João Pernambuco: 140 anos e ainda inédito

Hoje – dia 02/11/2023 – comemoramos os 140 anos do nascimento de João Teixeira Guimarães, uma das mais importantes figuras da história da música brasileira.

Hoje também, para coroar tal data, trago uma novidade.

Esquecido e desconhecido pela grande maioria dos brasileiros, ainda resiste apenas na mente de músicos, pesquisadores e colecionadores.

João Pernambuco nasceu em Jatobá, sertão de Pernambuco e, em poucas palavras, foi o virtuose do violão brasileiro.

Um autodidata que aos 12 anos de idade dominou o instrumento que o acompanharia pelo resto de sua vida.

Teve como influência os cantadores Inácio da Catingueira e Mané do Riachão, e os instrumentistas Manuel Cabeceira e Cirino da Guajurema, esse último tão importante para João que adotou João Guajurema como seu primeiro nome artístico.

Semianalfabeto e de instrução rudimentar, João sempre exerceu trabalhos braçais para depois ser promovido a contínuo por influência direta de Villa-Lobos, que dizia que não fazia sentido tão talentosas mãos estarem constantemente em risco.

Em 1912 criaria o Grupo do Caxangá, embrião do que viria a ser o renomado Os Oito Batutas, antes da influência estrangeira e transformação de estilo do grupo.

Compôs importante repertório de influência nordestina, considerado o início das gravações tidas como verdadeiramente sertanejas.

Criador de marcos na música brasileira como “Luar do Sertão” e “Cabocla de Caxangá”, teve por décadas as suas autorias usurpadas por Catullo da Paixão Cearense que anos depois confessou que as músicas eram de João e ele apenas adaptara seus poemas a elas.

O próprio Pixinguinha confirmou o fato de que ouvira ambas as músicas pelas mãos de João antes delas possuírem letras.

João faleceu em 16/10/1947 aqui no Rio de Janeiro, cidade que adotara como sua desde 1902.

Aqui narrei a vida de João de forma bem resumida para irmos logo ao foco principal do artigo.

Deparei-me faz alguns meses com uma pilha de discos danificados que seriam vendidos por peso ou – caso não vendidos – seriam jogados na caçamba de lixo.

Resgatei na ocasião discos interessantes, outros importantes, mas nem em meus mais remotos sonhos esperaria encontrar uma gravação inédita de João Pernambuco.

Trata-se de um teste de prensagem – possivelmente descartado – do início da produção da fábrica Odeon implantada na Tijuca, aqui no Rio de Janeiro.

João gravou em uma sessão de gravação, mais exatamente em 18/12/1912, quatro músicas: “Grupo do Abacate”, “Saudoso”, “Batuque Sertanejo” e “Júlia Martins”.

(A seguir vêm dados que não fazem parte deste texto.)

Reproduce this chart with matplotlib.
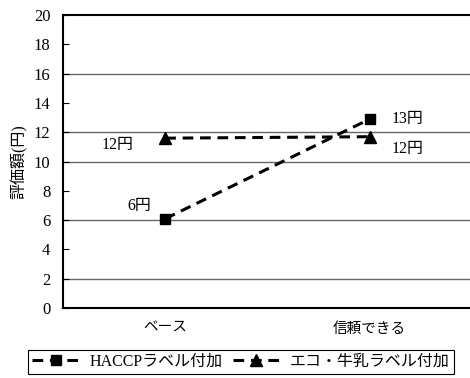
import matplotlib
matplotlib.use("Agg")
import matplotlib.pyplot as plt

plt.rcParams['font.family'] = ['Liberation Serif', 'Noto Sans CJK JP', 'DejaVu Sans']

categories = ['ベース', '信頼できる']
haccp = [6.1, 12.9]
eco = [11.6, 11.7]
haccp_labels = ['6円', '13円']
eco_labels = ['12円', '12円']
series_names = ['HACCPラベル付加', 'エコ・牛乳ラベル付加']
grid_values = [2, 6, 10, 12, 16]

fig = plt.figure(figsize=(4.70, 3.78), dpi=100)
ax = fig.add_axes([0.134, 0.185, 0.870, 0.775])

for g in grid_values:
    ax.axhline(g, color='0.4', lw=1.0, zorder=1)

x = [0.5, 1.5]
dash = (0, (3.5, 2.2))
l1, = ax.plot(x, haccp, color='black', lw=2.2, linestyle=dash, marker='s',
              markersize=7, zorder=3)
l2, = ax.plot(x, eco, color='black', lw=2.2, linestyle=dash, marker='^',
              markersize=8, zorder=3)

# value labels
kw = dict(textcoords='offset points', fontsize=11.5, ha='center', va='center')
ax.annotate(haccp_labels[0], (x[0], haccp[0]), xytext=(-19, 9), **kw)
ax.annotate(eco_labels[0], (x[0], eco[0]), xytext=(-34, -5), **kw)
ax.annotate(haccp_labels[1], (x[1], haccp[1]), xytext=(27, 0), **kw)
ax.annotate(eco_labels[1], (x[1], eco[1]), xytext=(27, -9), **kw)

ax.set_xlim(0, 2)
ax.set_ylim(0, 20)
ax.set_yticks(range(0, 21, 2))
ax.set_xticks(x)
ax.set_xticklabels(categories, fontsize=10.5)
ax.tick_params(axis='x', length=0, pad=10)
ax.tick_params(axis='y', direction='in', length=4, labelsize=12, pad=9)
ax.spines['right'].set_visible(False)
for s in ['left', 'bottom', 'top']:
    ax.spines[s].set_linewidth(1.5)
ax.set_ylabel('評価額(円)', fontsize=11.5, labelpad=4)

leg = fig.legend([l1, l2], series_names, loc='center',
                 bbox_to_anchor=(0.513, 1 - 362 / 378), ncol=2, fontsize=11.5,
                 handlelength=3, columnspacing=0.6, handletextpad=0.6,
                 borderpad=0.25, fancybox=False, edgecolor='black', framealpha=1)
leg.get_frame().set_linewidth(0.8)

fig.savefig('out.png', dpi=100)
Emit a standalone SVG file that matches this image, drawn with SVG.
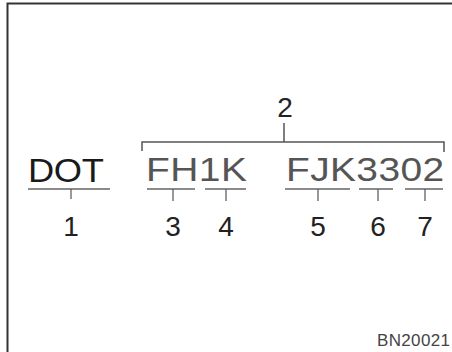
<svg xmlns="http://www.w3.org/2000/svg" width="452" height="352" viewBox="0 0 452 352">
<style>
.code{font-family:"Liberation Sans",Arial,sans-serif;font-size:33px}
.num{font-family:"Liberation Sans",Arial,sans-serif;font-size:28px;fill:#222;text-anchor:middle}
.ul{stroke:#666;stroke-width:1.6;fill:none}
.tk{stroke:#555;stroke-width:1.2;fill:none}
.br{stroke:#555;stroke-width:1.5;fill:none}
</style>
<rect x="0" y="0" width="452" height="352" fill="#fff"/>
<rect x="7.5" y="3.5" width="460" height="360" fill="none" stroke="#333" stroke-width="2"/>
<g id="codes">
<text class="code" transform="translate(28,182) scale(1.1,1)" fill="#1a1a1a" textLength="69" lengthAdjust="spacing">DOT</text>
<text class="code" transform="translate(146,181) scale(1.18,1)" fill="#555" textLength="85.6" lengthAdjust="spacing">FH1K</text>
<text class="code" transform="translate(286,181) scale(1.18,1)" fill="#555" textLength="134" lengthAdjust="spacing">FJK3302</text>
</g>
<g id="connectors">
<path class="ul" d="M28 189H110M147 189H195M205 189H246M285 189H350M359 189H393M405 189H443"/>
<path class="tk" d="M71 189V199M173 189V201M226 189V201M318 189V201M378 189V201M425 189V201"/>
<path class="br" d="M142 151V142H444V152M284 142V123"/>
</g>
<g id="n1"><text class="num" x="71" y="236">1</text></g>
<g id="n2"><text class="num" x="285" y="117">2</text></g>
<g id="n3"><text class="num" x="173" y="236">3</text></g>
<g id="n4"><text class="num" x="226" y="236">4</text></g>
<g id="n5"><text class="num" x="318" y="236">5</text></g>
<g id="n6"><text class="num" x="378" y="236">6</text></g>
<g id="n7"><text class="num" x="425" y="236">7</text></g>
<g id="ref"><text x="377" y="346" font-family="Liberation Sans,Arial,sans-serif" font-size="17" fill="#444" textLength="73" lengthAdjust="spacing">BN20021</text></g>
</svg>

Curiosamente, apenas um desses discos, com o fonograma “Grupo do Abacate”, constava como existente na coleção Leon Barg e com selo normal de produção.

Nenhuma das outras gravações jamais apareceu até o surgimento desse teste de prensagem e possivelmente por um motivo comum à época: Variação na rotação durante a gravação.

A partir da metade do fonograma percebe-se a música progressivamente mais lenta, o que significa que no momento da gravação a cera foi girando progressivamente mais veloz.

Como nenhuma destas gravações jamais apareceu em quase 111 anos, presumo que todas foram descartadas, não passando da etapa de testes de prensagem.

Mas essa escapou: Trata-se da música “Júlia Martins” – matriz 120446 – em homenagem à popular atriz e cantora da época, figura ativa no meio cultural do Rio de Janeiro no início do século passado e possivelmente admirada (ou até amada) por João Pernambuco.

O disco está em processo de limpeza e de estabilização do trinco que selou o seu destino: o lixo.

Após décadas de imprudentes audições em máquinas falantes com agulhas de metal e braços pesados, cada reprodução removia micro pedaços do disco que eram arrancados em forma de pó – pedaços de informações sonoras – e o mesmo pó acaba sedimentando nos sulcos formando mais uma camada de ruído.

Fora a negligência e descuido que perduraram por mais de um século até ser resgatado por mim, coberto de pó, detritos e prensado dentre outros discos em igual situação.

Assim que todo o processo estiver finalizado teremos um fonograma inédito de João Pernambuco, quase 111 anos depois de sua gravação e 140 anos depois de seu nascimento.

João – esteja onde estiver – encare isso como um presente meu.